There’s nothing wrong with this kind of reaction. We had it. But it’s a first reaction, an initial and visceral response to the film’s hypnotic plumage. It gives little time to reflect on the implications: the implications of its creation, and of its reception. And such reflection is important, especially when Elle treats rape in the way it does, and in the current political/societal/cultural climate.
We’re not going to spoil Elle for you by discussing the plot. Instead, here are the questions that we wished we’d asked ourselves during our first viewing:
Paul Verhoeven made Basic Instinct (1992) and Showgirls (1995). What does his creative involvement in these films say about his understanding and attitude toward female characters?
Screenwriter David Birke is known for his work on the kinds of serial-killer movies that make Verhoeven’s oeuvre look positively classy. Pretty much the same question as above.
Does Michèle actually demonstrate strength, other than through stoicism? Is the film’s celebration of post-rape stoicism empowering or problematic? What about the ending – did Michèle actually engineer that denouement, as is implied? If she didn’t, what are the implications for her response to her own rape?
Is Michèle’s backstory intended, by Birke, to explain her reaction to the rape? Does it explain it, in any meaningful human way? Do you believe that Michèle is psychologically credible? If not, does that matter?
Have Birke or novelist Dijan ever spoken to a rape victim? Do they need to? Is that a moral or aesthetic requirement for fiction? What about if the film is being hailed as ‘empowering’ and feminist?

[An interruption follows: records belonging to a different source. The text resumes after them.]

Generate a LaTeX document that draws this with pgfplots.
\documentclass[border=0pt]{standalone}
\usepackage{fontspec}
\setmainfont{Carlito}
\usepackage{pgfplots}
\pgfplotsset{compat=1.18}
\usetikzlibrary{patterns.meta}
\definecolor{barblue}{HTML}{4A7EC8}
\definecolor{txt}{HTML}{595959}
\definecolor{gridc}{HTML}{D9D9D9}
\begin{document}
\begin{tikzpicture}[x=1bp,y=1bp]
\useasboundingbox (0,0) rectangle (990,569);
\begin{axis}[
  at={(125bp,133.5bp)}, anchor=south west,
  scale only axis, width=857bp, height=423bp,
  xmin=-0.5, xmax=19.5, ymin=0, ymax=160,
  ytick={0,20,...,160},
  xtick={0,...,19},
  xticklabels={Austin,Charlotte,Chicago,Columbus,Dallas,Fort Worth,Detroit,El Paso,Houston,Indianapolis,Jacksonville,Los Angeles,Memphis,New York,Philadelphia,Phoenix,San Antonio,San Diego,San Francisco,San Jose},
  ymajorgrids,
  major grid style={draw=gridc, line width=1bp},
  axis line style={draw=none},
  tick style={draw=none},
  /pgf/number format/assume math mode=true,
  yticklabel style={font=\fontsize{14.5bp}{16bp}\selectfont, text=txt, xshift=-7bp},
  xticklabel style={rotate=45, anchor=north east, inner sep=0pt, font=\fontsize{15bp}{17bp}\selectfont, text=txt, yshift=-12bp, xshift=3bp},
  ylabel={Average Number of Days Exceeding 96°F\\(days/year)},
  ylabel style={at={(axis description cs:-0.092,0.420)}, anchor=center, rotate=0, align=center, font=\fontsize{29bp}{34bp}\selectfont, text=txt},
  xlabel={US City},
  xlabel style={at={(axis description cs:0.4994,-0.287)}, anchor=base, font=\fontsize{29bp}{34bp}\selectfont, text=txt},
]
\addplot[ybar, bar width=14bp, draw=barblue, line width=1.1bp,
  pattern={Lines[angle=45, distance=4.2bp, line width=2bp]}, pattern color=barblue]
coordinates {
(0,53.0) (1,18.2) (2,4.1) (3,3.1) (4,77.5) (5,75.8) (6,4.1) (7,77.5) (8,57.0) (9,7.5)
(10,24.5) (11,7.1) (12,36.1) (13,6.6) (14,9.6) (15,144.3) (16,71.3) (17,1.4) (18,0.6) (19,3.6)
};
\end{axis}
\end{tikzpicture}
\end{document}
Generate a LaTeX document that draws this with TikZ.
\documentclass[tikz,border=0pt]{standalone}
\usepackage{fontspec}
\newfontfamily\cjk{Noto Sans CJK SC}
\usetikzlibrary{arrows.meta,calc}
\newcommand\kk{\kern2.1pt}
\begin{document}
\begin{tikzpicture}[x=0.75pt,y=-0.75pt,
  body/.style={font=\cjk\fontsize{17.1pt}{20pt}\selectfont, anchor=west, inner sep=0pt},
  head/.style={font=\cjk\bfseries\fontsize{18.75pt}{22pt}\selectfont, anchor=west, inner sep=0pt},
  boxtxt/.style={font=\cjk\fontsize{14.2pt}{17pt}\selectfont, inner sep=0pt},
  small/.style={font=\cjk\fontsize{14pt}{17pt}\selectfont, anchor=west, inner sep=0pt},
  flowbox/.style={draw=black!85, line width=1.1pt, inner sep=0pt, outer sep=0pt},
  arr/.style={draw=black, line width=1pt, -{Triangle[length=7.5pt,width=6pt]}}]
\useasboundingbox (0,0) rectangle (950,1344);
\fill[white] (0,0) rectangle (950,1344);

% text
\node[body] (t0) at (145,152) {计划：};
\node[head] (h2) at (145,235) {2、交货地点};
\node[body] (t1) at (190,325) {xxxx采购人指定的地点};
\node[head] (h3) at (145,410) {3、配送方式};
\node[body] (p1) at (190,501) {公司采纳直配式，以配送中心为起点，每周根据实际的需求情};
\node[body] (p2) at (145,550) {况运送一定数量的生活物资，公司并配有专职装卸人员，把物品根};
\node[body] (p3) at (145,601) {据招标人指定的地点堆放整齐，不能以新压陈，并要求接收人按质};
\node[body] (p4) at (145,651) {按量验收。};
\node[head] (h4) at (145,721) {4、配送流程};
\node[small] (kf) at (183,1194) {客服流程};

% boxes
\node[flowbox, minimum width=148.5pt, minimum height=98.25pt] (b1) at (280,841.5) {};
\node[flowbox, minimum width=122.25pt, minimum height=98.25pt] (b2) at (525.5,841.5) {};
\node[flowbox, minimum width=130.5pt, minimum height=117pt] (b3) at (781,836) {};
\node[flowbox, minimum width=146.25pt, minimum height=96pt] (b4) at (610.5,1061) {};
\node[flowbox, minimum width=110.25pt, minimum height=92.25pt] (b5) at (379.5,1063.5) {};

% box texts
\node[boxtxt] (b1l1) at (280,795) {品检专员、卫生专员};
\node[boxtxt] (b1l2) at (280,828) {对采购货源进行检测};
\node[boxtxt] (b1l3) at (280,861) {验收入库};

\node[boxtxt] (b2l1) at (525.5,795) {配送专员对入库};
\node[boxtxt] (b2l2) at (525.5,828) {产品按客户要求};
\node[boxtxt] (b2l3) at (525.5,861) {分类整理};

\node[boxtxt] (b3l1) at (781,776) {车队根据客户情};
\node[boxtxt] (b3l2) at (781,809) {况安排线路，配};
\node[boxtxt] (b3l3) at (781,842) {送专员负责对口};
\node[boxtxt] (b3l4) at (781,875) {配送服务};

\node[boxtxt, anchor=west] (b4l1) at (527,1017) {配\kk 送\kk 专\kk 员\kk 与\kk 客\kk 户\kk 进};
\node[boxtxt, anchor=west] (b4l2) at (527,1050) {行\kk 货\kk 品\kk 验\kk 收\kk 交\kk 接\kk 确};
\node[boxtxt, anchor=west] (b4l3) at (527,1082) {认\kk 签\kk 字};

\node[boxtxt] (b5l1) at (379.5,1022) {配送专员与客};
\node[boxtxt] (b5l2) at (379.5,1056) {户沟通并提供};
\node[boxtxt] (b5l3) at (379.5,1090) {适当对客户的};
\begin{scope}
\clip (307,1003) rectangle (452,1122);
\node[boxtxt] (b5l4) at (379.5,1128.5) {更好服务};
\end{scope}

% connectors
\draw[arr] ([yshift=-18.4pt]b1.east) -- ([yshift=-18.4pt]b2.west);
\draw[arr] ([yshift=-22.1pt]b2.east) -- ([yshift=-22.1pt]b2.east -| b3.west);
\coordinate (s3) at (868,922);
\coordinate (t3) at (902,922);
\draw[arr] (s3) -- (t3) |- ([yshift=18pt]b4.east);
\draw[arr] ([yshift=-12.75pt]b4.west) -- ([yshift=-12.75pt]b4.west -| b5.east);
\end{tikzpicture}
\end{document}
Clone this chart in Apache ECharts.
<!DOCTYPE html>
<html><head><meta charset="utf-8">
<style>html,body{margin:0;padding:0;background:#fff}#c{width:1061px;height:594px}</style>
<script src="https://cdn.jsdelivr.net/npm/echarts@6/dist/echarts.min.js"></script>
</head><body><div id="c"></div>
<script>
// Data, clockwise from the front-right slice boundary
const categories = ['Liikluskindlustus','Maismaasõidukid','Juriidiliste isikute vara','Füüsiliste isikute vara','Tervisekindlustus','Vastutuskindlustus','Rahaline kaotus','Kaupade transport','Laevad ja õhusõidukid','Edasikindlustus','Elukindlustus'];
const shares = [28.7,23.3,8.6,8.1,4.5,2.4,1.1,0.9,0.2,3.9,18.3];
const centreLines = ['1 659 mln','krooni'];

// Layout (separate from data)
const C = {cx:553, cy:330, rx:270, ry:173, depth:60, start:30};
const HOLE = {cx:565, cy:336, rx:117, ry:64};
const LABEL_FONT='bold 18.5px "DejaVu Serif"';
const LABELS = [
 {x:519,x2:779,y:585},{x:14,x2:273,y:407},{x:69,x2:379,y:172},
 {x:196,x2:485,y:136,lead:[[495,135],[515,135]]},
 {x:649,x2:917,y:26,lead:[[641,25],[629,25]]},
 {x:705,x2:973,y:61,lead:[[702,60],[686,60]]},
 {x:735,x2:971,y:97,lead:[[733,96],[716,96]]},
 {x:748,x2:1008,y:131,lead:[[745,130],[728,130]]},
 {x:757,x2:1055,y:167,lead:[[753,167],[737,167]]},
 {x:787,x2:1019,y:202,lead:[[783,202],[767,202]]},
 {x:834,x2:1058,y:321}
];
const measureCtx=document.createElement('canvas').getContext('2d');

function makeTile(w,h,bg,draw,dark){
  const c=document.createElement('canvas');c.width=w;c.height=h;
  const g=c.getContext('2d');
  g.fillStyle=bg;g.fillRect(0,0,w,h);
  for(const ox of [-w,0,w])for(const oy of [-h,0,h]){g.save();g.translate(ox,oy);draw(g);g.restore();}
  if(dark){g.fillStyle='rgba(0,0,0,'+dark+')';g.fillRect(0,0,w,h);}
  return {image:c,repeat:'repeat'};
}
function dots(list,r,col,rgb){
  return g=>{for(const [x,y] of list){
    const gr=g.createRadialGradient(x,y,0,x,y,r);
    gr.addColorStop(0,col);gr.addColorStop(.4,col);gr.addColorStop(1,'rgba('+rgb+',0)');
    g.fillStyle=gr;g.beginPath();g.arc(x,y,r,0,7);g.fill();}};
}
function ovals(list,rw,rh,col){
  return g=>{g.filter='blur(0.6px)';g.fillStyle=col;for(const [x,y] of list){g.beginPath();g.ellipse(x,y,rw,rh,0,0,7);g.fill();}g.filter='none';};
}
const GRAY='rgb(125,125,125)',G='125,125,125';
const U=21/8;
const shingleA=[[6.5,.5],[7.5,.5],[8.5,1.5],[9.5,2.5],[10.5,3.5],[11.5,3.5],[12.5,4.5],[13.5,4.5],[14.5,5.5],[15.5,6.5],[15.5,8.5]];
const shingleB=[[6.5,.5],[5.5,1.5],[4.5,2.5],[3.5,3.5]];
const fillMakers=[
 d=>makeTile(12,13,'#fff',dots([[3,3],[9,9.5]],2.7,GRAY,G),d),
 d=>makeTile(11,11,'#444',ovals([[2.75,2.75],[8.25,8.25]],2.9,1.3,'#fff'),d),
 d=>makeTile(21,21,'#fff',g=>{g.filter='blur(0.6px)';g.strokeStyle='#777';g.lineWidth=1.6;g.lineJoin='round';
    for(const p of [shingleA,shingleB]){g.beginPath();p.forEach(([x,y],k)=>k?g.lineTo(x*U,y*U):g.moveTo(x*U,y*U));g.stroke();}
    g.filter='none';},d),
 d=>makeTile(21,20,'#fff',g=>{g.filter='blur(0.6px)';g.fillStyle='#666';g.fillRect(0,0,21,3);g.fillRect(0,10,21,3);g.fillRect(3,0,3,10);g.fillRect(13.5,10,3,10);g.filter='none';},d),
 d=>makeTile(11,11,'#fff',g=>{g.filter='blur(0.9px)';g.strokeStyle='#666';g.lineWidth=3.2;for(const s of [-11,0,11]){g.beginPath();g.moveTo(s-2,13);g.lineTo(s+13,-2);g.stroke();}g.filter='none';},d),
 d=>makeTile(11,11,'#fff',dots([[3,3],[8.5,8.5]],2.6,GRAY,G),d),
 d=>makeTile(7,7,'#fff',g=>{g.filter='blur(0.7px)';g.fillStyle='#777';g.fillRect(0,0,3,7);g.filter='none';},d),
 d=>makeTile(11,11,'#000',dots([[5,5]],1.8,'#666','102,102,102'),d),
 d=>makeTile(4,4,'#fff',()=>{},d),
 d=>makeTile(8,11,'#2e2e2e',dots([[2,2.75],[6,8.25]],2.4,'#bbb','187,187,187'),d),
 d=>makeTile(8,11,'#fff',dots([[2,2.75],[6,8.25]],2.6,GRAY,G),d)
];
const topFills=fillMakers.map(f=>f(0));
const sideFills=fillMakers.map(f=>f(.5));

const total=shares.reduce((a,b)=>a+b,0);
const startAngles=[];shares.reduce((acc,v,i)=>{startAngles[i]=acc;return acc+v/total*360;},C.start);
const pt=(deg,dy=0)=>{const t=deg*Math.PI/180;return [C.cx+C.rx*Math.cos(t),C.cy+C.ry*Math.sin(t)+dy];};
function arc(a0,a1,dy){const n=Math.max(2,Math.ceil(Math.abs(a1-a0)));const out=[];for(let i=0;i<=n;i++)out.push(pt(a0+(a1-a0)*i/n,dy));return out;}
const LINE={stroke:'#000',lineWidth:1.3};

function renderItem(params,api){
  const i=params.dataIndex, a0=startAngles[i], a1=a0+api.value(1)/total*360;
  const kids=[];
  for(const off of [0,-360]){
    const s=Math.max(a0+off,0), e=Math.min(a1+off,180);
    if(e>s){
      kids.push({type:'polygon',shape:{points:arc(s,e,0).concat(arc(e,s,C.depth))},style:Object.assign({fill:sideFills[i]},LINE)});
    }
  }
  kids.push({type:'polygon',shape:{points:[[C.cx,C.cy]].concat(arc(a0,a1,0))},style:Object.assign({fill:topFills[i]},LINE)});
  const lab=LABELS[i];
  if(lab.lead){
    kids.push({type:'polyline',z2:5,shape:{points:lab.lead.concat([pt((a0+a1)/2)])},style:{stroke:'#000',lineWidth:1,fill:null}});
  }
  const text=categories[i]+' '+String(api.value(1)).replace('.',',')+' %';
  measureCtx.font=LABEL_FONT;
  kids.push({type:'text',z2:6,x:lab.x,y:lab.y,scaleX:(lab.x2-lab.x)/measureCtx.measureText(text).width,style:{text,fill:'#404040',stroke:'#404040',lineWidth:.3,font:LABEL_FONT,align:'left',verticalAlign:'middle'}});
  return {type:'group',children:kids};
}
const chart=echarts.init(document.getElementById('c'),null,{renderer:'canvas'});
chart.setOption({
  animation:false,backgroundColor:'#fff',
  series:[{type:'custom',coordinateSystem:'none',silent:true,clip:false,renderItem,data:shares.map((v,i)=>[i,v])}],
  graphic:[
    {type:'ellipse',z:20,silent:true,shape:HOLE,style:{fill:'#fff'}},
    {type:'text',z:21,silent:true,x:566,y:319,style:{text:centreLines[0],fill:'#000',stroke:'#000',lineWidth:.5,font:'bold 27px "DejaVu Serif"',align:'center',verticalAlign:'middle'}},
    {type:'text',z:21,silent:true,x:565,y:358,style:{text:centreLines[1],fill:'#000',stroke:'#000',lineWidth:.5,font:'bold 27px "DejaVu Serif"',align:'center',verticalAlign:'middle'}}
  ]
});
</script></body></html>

Were we actually moved by Elle? Did we, while or after watching it, have any kind of emotional response to its story or characters? Was our response anything more than a kind of sugar-rush of surprise and excitement? Is Elle great art? Or is it a hollow, regrettable, post-modern schlock-a-thon given a veneer of respectability by Huppert's thespian credentials? That last question sounds rhetorical, but we genuinely don't know.